Confusing times for non-doms

Peter Izard

Investec Private Banking

It’s worth mortgage brokers understanding what the proposed changes are, because if they do go ahead, they may have a significant impact on their non-dom clients.

On April 6th this year a new set of rules were going to be implemented regarding the taxation of so called non-doms. These changes were outlined in the Chancellors Spring Budget on 8th March 2017, but have been excluded from the Finance Bill 2017 due to limited time availability to debate the Bill before the general election.

So that’s that, then? Unfortunately no; it’s not that simple.

The delay has caused considerable consternation for non-doms, who don’t know whether the proposed changes are being deferred, or subject to future amendments or whether they will be dropped altogether. It is also unclear, if the changes are eventually implemented, whether they will be effective from April 2017 or deferred to April 2018.

For brokers with non-dom clients, these are confusing times and some may decide all they can do is wait and see what eventually transpires following the election. Others will have clients that may see this as an opportunity to undertake a restructure of their affairs.
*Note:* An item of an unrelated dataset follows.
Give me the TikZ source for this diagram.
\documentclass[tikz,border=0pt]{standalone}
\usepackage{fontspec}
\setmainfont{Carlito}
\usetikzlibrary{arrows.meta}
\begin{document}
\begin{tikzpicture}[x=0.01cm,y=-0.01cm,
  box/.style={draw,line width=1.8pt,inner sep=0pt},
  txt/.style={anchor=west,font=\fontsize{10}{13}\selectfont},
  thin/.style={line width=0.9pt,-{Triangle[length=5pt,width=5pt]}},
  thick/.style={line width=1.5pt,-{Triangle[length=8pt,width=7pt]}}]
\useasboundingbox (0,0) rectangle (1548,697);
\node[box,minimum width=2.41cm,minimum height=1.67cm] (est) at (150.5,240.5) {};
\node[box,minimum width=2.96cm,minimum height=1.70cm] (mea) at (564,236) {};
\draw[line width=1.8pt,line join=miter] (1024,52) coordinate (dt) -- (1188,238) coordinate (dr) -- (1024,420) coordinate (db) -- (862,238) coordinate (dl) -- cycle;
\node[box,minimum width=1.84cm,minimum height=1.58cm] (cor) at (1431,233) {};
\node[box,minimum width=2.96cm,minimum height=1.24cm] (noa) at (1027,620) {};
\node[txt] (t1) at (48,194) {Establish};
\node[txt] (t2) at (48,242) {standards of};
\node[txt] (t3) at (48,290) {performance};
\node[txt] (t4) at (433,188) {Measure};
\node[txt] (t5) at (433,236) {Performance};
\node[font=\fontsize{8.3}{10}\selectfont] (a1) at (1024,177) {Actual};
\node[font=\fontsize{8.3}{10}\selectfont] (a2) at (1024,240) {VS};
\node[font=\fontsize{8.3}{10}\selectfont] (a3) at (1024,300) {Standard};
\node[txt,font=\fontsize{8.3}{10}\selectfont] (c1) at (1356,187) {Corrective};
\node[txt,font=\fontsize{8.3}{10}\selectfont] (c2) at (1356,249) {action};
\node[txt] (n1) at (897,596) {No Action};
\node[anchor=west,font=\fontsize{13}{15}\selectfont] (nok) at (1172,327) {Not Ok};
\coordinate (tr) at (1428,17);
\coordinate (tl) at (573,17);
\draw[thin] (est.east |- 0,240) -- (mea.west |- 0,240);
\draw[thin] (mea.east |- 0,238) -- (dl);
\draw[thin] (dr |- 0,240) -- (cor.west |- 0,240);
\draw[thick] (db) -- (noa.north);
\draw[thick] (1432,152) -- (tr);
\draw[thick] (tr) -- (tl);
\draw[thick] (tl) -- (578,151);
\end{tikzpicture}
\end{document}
However at the time or writing, the Tories seem to be in a strong position and there is every possibility therefore that if re-elected, are likely to take steps to implement the excluded items from the 2017 Finance Bill.

It’s worth mortgage brokers understanding what the proposed changes are, because if they do go ahead, they may have a significant impact on their non-dom clients.


The proposed changes

At the moment, non-doms are able to choose to be taxed using either the ‘arising’ or ‘remittance’ method of taxation each year, subject to paying the appropriate annual charge. Those that are resident in the UK for 17 out of the last 20 years become deemed UK domiciled in respect of inheritance tax purposes only.
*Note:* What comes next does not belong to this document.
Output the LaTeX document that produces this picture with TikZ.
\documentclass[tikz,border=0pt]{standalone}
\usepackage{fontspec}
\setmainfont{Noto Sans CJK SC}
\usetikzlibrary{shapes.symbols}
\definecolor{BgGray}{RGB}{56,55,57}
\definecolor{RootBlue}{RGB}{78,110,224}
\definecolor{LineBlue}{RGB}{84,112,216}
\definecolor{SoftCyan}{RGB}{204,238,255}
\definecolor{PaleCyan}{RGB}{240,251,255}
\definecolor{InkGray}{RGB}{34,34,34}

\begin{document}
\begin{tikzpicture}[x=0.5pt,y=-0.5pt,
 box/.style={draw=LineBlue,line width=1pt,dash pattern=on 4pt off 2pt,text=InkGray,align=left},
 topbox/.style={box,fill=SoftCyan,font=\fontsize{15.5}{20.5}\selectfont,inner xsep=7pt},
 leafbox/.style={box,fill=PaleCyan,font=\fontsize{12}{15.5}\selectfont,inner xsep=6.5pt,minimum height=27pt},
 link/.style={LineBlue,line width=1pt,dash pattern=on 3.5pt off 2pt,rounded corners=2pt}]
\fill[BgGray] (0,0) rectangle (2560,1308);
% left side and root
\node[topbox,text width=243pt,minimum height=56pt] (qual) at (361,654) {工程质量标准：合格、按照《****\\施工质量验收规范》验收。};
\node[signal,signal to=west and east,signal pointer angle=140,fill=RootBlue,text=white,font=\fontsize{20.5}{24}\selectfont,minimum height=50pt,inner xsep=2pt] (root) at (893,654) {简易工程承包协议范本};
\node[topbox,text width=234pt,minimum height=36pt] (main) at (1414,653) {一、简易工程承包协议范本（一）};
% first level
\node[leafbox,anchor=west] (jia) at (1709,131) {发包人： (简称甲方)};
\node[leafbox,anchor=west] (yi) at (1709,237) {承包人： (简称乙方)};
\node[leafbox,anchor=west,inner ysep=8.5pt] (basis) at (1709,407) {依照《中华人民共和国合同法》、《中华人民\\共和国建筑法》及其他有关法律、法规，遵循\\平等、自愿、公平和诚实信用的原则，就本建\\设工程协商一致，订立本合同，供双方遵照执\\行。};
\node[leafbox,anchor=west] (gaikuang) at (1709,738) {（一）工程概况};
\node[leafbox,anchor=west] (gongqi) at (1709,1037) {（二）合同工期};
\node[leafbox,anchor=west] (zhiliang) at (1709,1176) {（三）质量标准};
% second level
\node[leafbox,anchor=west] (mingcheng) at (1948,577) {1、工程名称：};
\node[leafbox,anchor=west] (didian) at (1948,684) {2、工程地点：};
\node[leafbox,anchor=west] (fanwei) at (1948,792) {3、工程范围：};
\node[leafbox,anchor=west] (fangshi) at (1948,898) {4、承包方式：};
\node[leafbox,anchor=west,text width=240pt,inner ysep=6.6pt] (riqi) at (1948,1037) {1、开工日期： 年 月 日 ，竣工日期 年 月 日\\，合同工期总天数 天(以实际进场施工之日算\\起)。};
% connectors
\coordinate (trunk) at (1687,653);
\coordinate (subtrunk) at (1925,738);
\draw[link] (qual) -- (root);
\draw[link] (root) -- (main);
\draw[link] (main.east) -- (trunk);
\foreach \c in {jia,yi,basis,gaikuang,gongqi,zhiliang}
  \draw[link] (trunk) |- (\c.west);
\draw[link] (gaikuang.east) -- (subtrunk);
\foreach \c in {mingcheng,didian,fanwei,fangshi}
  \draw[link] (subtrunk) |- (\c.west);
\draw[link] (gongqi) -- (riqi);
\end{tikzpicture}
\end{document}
However, under the new proposals, the deemed domicile 17 out of 20 years rule would reduce to 15 out of 20 years and extend to all taxes including income and capital gains and not just inheritance tax. This would effectively stop the remittance basis being available for long term non doms.

Treatment of offshore structures & inheritance tax

From a UK property ownership perspective, a further important proposal was that if the property is held in an offshore company, regardless of whether the shares are held personally or via a trust or foundation, the individual will no-longer escape a UK inheritance tax charge on the UK residential property.

Returning to the UK

It was also being proposed that people who were born in the UK with a UK domicile of origin and who acquired a non UK domicile after leaving the UK will be treated as UK domiciled, if they return to the UK.

Change or no change?

Whether these proposals will be enacted as part of a rejuvenated Finance Bill after the election, only time will tell. However, it’s worth keeping a careful watch on what happens to the Finance Bill after the election takes place and keeping your clients updated.